Will Florida decide the 2020 election? If you’re Biden, and you’re looking at my model, you probably hope so. Florida, which is the U.S.’s largest swing state and has the lowest average margin of victory for presidential candidates of any state (2.6%), could very well decide the election. My model predicts that Biden will win the election by nearly 6 points, which, in the context of the average margin of victory for presidential candidates in the state, seems highly unlikely. I’m honestly not sure what really explains this fairly large predicted lead for Biden - the state has had extremely close margins of victory for presidential candidate winners in the last 5 elections (with the largest margin being 5%), and Republicans have won the state in 3 of those elections to Democrats 2 victories (that is to say, there are no overwhelming historical trends that would explain this victory). Perhaps Biden’s nearly 5 point lead in the Florida FiveThirtyEight polling averages helps explain some of this, but his predicted margin of victory is even larger, which is puzzling.

Conclusion

Ultimately, the binomial logistic regression-based models that I created this week allowed me to make predictions about 2020 state presidential election results and speak to the probability of those outcomes occurring.

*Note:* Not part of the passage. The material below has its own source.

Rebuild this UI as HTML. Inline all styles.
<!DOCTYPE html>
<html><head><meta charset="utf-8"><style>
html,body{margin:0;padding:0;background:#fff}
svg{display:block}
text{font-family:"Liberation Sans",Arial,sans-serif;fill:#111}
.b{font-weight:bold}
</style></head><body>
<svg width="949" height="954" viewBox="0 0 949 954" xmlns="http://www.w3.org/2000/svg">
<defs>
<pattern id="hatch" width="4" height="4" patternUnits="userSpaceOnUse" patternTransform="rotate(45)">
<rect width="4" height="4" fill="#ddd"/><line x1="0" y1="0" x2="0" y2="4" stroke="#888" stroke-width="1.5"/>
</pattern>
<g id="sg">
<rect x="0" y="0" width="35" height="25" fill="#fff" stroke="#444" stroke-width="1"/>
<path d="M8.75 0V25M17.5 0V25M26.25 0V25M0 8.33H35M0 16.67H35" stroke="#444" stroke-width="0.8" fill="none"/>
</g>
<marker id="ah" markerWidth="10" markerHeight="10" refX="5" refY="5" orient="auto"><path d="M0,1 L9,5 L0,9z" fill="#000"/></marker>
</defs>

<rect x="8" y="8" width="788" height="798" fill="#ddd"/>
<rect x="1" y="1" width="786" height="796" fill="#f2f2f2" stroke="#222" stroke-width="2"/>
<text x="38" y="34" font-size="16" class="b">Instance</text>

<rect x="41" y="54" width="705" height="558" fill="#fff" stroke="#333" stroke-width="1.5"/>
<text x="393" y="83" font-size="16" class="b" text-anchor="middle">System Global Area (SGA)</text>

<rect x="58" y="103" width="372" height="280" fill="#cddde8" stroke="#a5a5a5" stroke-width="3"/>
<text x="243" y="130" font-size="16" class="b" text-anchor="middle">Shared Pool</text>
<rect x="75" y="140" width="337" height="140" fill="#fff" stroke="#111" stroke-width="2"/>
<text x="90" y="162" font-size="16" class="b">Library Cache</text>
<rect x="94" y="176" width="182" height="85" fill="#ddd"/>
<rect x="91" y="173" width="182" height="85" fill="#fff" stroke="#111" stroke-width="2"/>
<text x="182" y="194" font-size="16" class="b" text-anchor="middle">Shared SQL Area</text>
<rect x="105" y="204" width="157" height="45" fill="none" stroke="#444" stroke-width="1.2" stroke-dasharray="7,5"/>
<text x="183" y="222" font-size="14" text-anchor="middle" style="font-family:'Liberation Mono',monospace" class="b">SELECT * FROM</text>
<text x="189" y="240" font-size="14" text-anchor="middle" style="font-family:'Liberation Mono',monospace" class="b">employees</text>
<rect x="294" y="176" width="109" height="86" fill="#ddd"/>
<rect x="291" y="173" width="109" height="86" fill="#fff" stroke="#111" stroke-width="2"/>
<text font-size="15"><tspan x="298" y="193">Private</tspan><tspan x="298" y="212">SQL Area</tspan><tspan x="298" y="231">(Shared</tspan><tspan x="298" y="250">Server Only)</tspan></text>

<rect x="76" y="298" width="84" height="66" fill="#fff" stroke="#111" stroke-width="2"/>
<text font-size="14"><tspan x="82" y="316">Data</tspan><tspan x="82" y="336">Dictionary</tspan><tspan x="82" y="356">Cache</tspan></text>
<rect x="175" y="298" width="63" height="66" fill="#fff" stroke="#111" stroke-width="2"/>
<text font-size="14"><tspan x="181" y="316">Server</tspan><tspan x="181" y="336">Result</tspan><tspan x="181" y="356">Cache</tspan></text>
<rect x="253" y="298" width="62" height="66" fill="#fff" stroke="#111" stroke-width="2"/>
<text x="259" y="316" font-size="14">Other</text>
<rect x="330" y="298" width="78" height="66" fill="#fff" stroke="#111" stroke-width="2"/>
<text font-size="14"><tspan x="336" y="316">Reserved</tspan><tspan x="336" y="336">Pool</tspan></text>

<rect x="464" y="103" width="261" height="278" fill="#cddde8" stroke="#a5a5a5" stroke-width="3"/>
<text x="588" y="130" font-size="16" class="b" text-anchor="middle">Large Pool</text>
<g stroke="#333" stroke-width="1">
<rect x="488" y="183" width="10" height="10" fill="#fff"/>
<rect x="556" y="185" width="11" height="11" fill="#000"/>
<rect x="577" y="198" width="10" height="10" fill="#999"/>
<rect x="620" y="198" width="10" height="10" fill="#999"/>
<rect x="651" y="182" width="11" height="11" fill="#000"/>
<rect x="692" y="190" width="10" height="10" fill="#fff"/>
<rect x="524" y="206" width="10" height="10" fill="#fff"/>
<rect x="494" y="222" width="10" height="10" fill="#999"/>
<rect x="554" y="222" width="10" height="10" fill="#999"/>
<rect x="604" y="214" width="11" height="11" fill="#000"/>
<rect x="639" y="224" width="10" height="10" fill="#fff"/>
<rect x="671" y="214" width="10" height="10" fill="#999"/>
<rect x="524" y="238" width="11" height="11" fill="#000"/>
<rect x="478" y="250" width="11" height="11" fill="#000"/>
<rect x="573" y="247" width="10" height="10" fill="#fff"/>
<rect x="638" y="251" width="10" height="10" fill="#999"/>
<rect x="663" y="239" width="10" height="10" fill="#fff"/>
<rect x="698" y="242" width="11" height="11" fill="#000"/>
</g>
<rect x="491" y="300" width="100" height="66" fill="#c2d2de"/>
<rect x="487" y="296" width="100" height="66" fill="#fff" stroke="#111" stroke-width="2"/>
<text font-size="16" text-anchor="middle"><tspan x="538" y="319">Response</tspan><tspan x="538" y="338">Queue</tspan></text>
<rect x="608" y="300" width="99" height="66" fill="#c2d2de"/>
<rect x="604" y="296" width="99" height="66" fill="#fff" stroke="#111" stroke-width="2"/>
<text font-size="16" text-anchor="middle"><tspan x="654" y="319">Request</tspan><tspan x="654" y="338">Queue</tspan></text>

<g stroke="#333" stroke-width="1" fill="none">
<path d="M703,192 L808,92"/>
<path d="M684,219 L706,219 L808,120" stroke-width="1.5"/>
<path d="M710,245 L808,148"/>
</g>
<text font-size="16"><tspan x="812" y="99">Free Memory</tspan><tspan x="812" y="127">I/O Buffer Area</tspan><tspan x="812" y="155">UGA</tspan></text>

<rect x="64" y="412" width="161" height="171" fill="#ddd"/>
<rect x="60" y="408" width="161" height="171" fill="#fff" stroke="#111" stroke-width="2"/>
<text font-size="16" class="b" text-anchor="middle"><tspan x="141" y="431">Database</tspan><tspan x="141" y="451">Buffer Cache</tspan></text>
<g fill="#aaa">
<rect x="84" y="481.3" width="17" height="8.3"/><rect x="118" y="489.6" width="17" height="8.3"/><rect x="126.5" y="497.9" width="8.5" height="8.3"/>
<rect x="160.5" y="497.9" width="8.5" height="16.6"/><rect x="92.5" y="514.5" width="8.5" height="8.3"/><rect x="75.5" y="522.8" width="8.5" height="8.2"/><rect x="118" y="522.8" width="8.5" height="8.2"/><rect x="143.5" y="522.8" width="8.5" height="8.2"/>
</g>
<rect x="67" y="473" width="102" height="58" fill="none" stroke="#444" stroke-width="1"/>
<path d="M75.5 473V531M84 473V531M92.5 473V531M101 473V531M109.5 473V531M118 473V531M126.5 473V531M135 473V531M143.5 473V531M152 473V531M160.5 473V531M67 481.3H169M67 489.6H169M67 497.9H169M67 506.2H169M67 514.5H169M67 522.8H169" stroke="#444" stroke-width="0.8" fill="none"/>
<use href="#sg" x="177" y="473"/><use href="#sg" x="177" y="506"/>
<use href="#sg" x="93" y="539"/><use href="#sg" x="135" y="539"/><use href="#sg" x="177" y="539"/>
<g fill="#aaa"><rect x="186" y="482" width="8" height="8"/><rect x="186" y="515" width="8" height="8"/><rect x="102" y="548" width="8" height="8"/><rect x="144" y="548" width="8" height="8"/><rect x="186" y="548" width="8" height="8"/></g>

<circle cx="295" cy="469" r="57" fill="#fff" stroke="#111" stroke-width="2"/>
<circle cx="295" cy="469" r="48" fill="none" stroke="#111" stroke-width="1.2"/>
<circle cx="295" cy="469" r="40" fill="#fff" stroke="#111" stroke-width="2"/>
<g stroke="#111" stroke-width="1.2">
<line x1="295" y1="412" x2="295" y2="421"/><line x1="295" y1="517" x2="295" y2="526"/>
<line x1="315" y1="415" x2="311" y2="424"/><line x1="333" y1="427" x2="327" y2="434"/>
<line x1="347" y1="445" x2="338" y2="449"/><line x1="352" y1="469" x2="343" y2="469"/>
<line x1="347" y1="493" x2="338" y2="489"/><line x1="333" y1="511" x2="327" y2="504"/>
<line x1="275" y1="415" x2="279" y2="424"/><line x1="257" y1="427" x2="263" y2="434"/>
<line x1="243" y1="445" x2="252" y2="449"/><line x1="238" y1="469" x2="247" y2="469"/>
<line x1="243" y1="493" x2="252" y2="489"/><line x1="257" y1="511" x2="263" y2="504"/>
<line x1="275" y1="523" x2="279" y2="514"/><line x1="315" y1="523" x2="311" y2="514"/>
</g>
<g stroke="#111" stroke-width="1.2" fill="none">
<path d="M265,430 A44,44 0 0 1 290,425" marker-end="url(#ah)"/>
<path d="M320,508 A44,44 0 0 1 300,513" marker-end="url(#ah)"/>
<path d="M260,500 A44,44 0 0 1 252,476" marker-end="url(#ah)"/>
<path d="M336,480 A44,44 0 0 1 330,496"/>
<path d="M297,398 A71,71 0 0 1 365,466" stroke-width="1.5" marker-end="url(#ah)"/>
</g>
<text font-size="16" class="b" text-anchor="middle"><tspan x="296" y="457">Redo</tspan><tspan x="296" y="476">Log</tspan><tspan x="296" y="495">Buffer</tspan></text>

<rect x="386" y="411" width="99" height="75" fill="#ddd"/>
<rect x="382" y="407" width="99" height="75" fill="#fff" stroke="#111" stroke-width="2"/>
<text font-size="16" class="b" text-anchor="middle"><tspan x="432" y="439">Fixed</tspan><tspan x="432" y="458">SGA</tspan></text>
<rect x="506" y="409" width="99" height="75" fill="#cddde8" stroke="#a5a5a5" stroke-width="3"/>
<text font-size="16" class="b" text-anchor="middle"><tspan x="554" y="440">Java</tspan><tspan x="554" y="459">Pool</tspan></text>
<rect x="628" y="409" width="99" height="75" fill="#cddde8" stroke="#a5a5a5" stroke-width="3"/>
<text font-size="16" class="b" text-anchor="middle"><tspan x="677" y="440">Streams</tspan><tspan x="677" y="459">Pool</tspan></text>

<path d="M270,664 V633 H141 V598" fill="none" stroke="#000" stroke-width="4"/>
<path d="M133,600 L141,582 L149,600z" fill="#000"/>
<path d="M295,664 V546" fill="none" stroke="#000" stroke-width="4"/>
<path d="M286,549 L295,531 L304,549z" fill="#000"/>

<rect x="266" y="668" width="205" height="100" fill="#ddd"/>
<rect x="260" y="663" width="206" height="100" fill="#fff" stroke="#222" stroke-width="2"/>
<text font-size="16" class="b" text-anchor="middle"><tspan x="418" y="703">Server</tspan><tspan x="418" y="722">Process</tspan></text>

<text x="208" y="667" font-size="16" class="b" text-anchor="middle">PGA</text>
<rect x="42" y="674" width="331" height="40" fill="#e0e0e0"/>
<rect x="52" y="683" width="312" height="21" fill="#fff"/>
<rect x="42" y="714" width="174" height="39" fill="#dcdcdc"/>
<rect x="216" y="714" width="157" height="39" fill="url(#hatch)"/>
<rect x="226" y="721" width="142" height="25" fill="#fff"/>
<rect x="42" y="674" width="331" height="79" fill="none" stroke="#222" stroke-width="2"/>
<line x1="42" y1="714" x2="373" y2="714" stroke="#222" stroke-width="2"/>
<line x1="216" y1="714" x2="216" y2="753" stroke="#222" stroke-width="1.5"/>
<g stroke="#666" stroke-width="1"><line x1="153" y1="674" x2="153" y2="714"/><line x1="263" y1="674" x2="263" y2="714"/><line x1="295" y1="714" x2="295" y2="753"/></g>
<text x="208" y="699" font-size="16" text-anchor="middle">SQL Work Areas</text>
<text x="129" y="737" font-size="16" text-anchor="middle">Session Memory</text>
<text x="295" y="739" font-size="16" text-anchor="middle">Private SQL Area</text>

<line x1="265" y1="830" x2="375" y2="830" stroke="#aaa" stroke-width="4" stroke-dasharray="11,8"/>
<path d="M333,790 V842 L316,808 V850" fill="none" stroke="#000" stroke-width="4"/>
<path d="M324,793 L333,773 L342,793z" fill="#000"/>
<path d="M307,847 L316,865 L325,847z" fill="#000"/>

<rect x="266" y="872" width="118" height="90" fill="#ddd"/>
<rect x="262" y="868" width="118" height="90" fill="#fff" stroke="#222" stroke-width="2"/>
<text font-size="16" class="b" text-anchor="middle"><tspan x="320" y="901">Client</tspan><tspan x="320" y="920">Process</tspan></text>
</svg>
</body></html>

While most states’ predictions were fairly straightforward, some surprising swing state predictions allowed me to think more deeply about the logic that powers the model and some of its shortcomings. Ideally, I will be able to incorporate a broader variety of data (e.g., data on advertising and campaign spending, economic fundamentals, characteristics like incumbency that speak to the context of an election) to make more fully developed predictions of this nature going forward.